**RECORDED INFORMATION:**

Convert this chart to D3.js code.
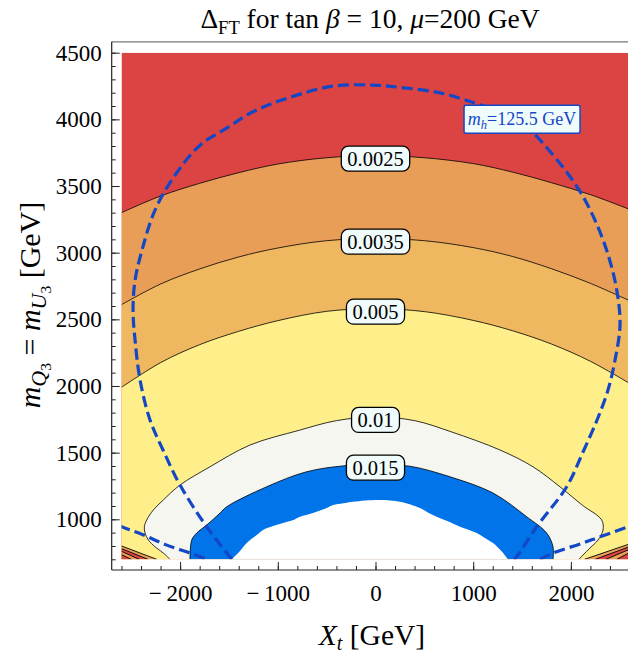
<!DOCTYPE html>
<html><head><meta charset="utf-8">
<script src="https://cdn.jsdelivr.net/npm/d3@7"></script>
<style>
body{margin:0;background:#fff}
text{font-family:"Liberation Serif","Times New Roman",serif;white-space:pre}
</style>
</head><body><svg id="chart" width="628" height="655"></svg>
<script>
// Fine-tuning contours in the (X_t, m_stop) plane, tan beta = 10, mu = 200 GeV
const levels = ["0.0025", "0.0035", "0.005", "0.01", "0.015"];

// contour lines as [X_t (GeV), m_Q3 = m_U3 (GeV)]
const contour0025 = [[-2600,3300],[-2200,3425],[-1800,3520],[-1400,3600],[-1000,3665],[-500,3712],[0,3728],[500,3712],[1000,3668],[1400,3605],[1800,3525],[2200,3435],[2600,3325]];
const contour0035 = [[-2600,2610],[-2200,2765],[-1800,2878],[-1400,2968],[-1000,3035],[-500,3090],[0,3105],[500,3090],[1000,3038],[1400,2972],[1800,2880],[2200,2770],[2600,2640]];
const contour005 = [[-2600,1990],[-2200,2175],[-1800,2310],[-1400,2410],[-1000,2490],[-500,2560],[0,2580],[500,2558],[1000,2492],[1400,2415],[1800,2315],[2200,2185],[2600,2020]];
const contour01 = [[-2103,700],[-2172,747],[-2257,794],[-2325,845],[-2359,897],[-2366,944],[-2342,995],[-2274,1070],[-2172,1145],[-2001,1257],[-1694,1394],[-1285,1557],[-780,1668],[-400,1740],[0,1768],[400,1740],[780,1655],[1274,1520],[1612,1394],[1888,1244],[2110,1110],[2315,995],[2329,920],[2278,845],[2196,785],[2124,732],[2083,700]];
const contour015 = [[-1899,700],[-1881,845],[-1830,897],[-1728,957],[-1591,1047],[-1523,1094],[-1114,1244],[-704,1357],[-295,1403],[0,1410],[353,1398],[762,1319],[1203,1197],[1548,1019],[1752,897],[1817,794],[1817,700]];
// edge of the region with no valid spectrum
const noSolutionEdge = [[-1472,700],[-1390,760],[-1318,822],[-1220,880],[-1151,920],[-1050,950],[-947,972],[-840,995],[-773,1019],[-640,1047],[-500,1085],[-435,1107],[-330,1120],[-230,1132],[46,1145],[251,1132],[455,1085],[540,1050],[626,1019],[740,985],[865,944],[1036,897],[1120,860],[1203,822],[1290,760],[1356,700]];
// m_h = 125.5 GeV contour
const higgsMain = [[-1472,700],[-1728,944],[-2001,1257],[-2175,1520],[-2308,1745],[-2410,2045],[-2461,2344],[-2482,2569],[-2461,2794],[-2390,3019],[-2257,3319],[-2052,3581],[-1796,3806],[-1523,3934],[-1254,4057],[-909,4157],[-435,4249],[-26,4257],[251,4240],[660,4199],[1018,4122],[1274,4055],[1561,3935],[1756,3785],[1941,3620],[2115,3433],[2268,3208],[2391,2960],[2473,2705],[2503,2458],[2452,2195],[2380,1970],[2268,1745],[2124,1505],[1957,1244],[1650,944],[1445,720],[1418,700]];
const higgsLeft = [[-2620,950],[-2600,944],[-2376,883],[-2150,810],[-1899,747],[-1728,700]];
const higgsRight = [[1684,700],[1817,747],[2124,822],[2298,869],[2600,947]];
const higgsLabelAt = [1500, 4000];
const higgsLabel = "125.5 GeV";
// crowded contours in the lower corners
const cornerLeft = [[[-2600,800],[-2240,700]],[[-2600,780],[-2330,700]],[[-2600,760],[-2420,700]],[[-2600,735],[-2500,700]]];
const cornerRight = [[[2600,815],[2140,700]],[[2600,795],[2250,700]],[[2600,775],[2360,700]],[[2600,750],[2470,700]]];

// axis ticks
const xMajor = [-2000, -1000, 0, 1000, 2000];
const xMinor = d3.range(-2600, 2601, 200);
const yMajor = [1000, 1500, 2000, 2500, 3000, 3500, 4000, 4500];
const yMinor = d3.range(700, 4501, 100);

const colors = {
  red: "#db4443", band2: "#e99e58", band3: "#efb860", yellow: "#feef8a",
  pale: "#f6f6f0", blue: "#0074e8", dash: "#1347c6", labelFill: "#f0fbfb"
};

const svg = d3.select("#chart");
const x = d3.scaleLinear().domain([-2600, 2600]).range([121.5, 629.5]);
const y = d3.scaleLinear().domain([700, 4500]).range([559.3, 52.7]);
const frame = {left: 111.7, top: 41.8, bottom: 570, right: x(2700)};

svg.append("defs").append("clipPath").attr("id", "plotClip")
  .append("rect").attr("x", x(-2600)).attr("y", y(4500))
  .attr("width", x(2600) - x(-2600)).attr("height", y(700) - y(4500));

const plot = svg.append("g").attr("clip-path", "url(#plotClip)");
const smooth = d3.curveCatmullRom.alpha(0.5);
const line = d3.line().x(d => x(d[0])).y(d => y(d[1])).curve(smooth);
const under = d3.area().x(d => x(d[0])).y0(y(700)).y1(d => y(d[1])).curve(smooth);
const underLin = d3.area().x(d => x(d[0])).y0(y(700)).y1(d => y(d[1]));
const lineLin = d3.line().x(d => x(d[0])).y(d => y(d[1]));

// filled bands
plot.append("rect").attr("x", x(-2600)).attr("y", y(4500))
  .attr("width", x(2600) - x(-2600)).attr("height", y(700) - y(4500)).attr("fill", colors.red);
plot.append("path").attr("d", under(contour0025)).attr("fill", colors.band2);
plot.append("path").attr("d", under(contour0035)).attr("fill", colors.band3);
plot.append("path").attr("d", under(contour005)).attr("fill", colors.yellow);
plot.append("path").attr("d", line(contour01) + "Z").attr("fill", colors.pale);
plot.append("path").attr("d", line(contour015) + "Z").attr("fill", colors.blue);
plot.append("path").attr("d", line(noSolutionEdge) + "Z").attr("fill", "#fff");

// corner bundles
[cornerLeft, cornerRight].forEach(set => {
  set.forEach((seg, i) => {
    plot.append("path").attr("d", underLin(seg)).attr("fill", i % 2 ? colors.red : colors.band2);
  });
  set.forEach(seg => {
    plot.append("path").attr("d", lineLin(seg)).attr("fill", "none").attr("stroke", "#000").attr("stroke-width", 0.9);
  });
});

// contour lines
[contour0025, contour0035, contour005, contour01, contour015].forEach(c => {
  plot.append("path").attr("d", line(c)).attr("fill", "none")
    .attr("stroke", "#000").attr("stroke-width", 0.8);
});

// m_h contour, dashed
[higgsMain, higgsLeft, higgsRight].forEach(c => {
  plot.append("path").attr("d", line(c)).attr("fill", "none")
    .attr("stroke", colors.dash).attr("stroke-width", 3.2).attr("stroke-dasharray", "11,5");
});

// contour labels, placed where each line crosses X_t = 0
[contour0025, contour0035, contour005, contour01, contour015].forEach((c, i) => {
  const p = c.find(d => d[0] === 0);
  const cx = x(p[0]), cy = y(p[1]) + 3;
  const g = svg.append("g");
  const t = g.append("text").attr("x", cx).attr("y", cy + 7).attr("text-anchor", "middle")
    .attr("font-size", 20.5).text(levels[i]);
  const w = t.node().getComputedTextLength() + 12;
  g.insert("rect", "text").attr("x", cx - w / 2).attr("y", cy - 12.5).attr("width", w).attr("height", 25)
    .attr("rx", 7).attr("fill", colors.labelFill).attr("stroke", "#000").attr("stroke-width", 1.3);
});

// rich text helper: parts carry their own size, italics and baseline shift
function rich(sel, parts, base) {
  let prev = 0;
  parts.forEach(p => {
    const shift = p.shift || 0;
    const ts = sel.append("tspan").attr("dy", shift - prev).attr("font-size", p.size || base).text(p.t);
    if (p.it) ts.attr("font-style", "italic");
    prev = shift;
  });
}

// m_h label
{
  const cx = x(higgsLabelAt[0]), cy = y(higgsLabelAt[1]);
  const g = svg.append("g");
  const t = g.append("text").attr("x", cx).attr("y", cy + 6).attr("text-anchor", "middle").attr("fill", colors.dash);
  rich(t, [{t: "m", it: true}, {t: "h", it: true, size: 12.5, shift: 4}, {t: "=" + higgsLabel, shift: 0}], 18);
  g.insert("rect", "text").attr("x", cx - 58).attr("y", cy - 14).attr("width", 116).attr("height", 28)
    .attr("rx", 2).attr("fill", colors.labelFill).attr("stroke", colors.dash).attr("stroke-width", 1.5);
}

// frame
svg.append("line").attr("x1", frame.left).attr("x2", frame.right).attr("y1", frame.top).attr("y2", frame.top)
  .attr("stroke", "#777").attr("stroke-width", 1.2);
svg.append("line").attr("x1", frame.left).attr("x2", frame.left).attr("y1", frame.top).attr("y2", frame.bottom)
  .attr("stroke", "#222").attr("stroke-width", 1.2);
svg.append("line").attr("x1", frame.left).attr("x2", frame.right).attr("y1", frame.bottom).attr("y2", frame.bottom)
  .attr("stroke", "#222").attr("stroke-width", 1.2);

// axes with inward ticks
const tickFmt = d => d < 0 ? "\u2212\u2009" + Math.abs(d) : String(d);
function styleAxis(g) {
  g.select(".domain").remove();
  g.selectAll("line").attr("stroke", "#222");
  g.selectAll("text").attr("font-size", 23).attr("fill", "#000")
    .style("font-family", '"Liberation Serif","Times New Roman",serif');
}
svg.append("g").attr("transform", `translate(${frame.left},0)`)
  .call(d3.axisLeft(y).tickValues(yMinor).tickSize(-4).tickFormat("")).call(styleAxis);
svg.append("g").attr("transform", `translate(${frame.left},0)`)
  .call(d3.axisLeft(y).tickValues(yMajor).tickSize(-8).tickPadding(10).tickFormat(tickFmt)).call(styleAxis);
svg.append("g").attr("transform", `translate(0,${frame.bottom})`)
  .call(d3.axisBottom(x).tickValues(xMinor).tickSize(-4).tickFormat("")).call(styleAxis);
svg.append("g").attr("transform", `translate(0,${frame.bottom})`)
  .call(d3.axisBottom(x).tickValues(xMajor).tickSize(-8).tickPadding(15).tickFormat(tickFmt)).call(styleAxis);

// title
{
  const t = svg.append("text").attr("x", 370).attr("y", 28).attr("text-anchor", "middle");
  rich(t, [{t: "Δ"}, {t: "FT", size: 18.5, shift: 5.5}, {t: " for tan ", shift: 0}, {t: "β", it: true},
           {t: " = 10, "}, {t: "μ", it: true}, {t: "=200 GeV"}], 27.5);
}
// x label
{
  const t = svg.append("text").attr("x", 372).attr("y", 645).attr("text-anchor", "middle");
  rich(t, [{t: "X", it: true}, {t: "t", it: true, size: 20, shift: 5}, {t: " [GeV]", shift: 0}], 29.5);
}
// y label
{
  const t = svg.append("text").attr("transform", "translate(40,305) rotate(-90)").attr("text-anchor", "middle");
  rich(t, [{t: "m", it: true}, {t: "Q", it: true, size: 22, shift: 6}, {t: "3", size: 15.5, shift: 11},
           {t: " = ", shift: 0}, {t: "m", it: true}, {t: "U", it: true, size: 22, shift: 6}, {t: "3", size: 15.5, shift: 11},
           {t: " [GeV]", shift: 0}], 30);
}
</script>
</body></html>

**THE TASK:** Pick out all lines containing the string "chart".

**RESPONSE TO THE TASK:**
Convert this chart to D3.js code.
</head><body><svg id="chart" width="628" height="655"></svg>
const svg = d3.select("#chart");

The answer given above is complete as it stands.